Scarlette is tugging at my pants leg saying “Shad. Shad! SHAD! SHAADDD!!!!” and bewildered, I respond “I have no idea what you are trying to tell me. Show mommy what you want.”
So she runs to her room and starts pointing at her bookshelf saying “BOOKA! SHAD! BOOKA BOOKA SHAD!”
And I’m still at a total loss here because for the most part when she wants me to read a certain book to her, she tells me at least one word in the book’s title. Like how every single night at bed time she starts yelling “YAMA! YAMA!” after we brush her teeth and then when I pull out Llama, Llama Red Pajama she jumps up and down with excitement yelling “CHIT-UN SHINK!” For some reason, she is very obsessed with the page where Mama Llama is washing dishes in the kitchen sink.
Probably it’s a fascinating concept to her, seeing someone use the sink in the manner it is intended for, rather than piling it with dirty dishes until there are no more clean plates and you’re forced to load the dishwasher.
She’s all, “What a novel idea, WASHING the dishes in the sink!

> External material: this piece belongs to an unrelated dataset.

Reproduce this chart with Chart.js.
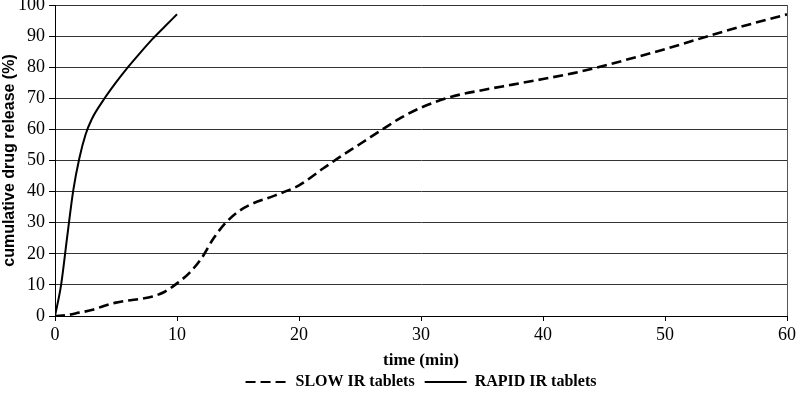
<!DOCTYPE html>
<html>
<head>
<meta charset="utf-8">
<script src="https://cdn.jsdelivr.net/npm/chart.js@4"></script>
<style>
  html, body { margin: 0; padding: 0; background: #fff; }
  #wrap { width: 799px; height: 393px; }
</style>
</head>
<body>
<div id="wrap"><canvas id="release"></canvas></div>
<script>
// time (min) / cumulative release (%)
const slowTime = [0, 1, 2, 3, 4, 5, 6, 7, 8, 9, 10, 11, 12, 13, 14, 15, 16, 18, 20, 22, 23.3, 25, 27, 28.2, 30, 32.5, 35, 37.5, 40, 42.5, 45, 50, 55, 60];
const slowRelease = [0, 0.3, 1.1, 1.9, 3.2, 4.3, 5, 5.5, 6.3, 7.8, 10.5, 13.8, 18.5, 25, 30, 33.5, 35.8, 38.7, 42, 47.5, 51, 55.3, 60.4, 63.4, 67, 70.5, 72.6, 74.4, 76.2, 78.1, 80.5, 85.8, 91.7, 97];

const rapidTime = [0, 0.5, 1, 1.5, 2, 2.5, 3, 4, 5, 6, 7, 8, 9, 10];
const rapidRelease = [0, 10, 25.5, 40.5, 50.8, 58.3, 63.2, 69.6, 75.1, 80.1, 84.7, 89.1, 93.1, 97];

const xTicks = [0, 10, 20, 30, 40, 50, 60];
const yTicks = [0, 10, 20, 30, 40, 50, 60, 70, 80, 90, 100];

const serif = "'Liberation Serif', 'Times New Roman', serif";
const sans = "'Liberation Sans', Arial, sans-serif";

const toPoints = (xs, ys) => xs.map((x, i) => ({ x: x, y: ys[i] }));

// keep the legend centred under the plot area, not the whole canvas
const legendUnderPlot = {
  id: 'legendUnderPlot',
  afterLayout(chart) {
    if (chart.legend) {
      chart.legend.left = chart.chartArea.left;
      chart.legend.right = chart.chartArea.right;
    }
  },
};

new Chart(document.getElementById('release'), {
  type: 'line',
  data: {
    datasets: [
      {
        label: 'SLOW IR tablets',
        data: toPoints(slowTime, slowRelease),
        borderColor: '#000',
        backgroundColor: '#000',
        borderWidth: 2.6,
        borderDash: [10, 5],
        pointRadius: 0,
        cubicInterpolationMode: 'monotone',
        fill: false,
      },
      {
        label: 'RAPID IR tablets',
        data: toPoints(rapidTime, rapidRelease),
        borderColor: '#000',
        backgroundColor: '#000',
        borderWidth: 2,
        pointRadius: 0,
        cubicInterpolationMode: 'monotone',
        fill: false,
      },
    ],
  },
  plugins: [legendUnderPlot],
  options: {
    responsive: true,
    maintainAspectRatio: false,
    animation: false,
    layout: { padding: { top: 5, bottom: -7, left: 0, right: 0 } },
    scales: {
      x: {
        type: 'linear',
        min: 0,
        max: 60,
        afterBuildTicks: s => { s.ticks = xTicks.map(v => ({ value: v })); },
        afterFit: s => { s.height = 48; },
        ticks: { color: '#000', padding: 3, font: { family: serif, size: 18 } },
        grid: {
          drawOnChartArea: true,
          color: c => (c.tick && c.tick.value === 60 ? '#555' : 'rgba(0,0,0,0)'),
          tickColor: '#000',
          tickLength: 5,
        },
        border: { color: '#000', width: 1 },
        title: {
          display: true,
          text: 'time (min)',
          color: '#000',
          font: { family: serif, size: 17, weight: 'bold' },
          padding: { top: 0, bottom: -7 },
        },
      },
      y: {
        min: 0,
        max: 100,
        afterBuildTicks: s => { s.ticks = yTicks.map(v => ({ value: v })); },
        afterFit: s => { s.width = 55; s.paddingTop = 0; s.paddingBottom = 0; },
        ticks: { color: '#000', padding: 4, font: { family: serif, size: 18 } },
        grid: { color: '#333', tickColor: '#000', tickLength: 6 },
        border: { color: '#000', width: 1 },
        title: {
          display: true,
          text: 'cumulative drug release (%)',
          color: '#000',
          font: { family: sans, size: 16, weight: 'bold' },
          padding: { top: 0, bottom: 0 },
        },
      },
    },
    plugins: {
      legend: {
        position: 'bottom',
        labels: {
          color: '#000',
          usePointStyle: true,
          pointStyle: 'line',
          pointStyleWidth: 42,
          boxWidth: 42,
          padding: 10,
          font: { family: serif, size: 16, weight: 'bold' },
          generateLabels: chart =>
            Chart.defaults.plugins.legend.labels.generateLabels(chart).map(item => {
              const ds = chart.data.datasets[item.datasetIndex];
              item.lineDash = ds.borderDash || [];
              item.lineWidth = 2;
              item.strokeStyle = '#000';
              return item;
            }),
        },
      },
      title: { display: false },
      tooltip: { enabled: false },
    },
  },
});
</script>
</body>
</html>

I should repeatedly ask my own mother to read this book so that she can learn exactly what it is that mamas are supposed to do around here. I mean, the llamas have it figured out, for Pete’s sake!”
Scarlette is very into cleaning, as evidenced by all the days where she walks around behind me with a dishrag and a squirt bottle filled with water and pretends to clean the furniture. Or all the times where she fishes the toilet bowl scrubber out of the stand and runs it around the inside of her potty chair.
It would be super cute if I thought she was just imitating what she sees me do throughout the day but seeing as I have no illusions about the standard of housekeeping I maintain and my general lack of domestic skills, I can only assume that she is attempting to fill a void here.
Anyhow, since I could not figure out what “SHAD” was referring to, I began holding up one book at a time. Each one was met with a trembling lip and a “NOOOOOO!! NO BOOKA!” until I reached Dumbo and then she bounced up and down and said “YA! YA NUMMO!” and I was all “I DO NOT UNDERSTAND YOUR LANGUAGE, WEE ONE!”
A few pages in she pointed to a photo of Dumbo with a big tear rolling down his cheek and said “Oh Mama, Nummo shad. Shad, shad, shad.”
And then the proceeded to do a few fake sniffles.
And THEN she leaned over and kissed the book.
And it was the very first time in my life that I have ever enjoyed the story of Dumbo.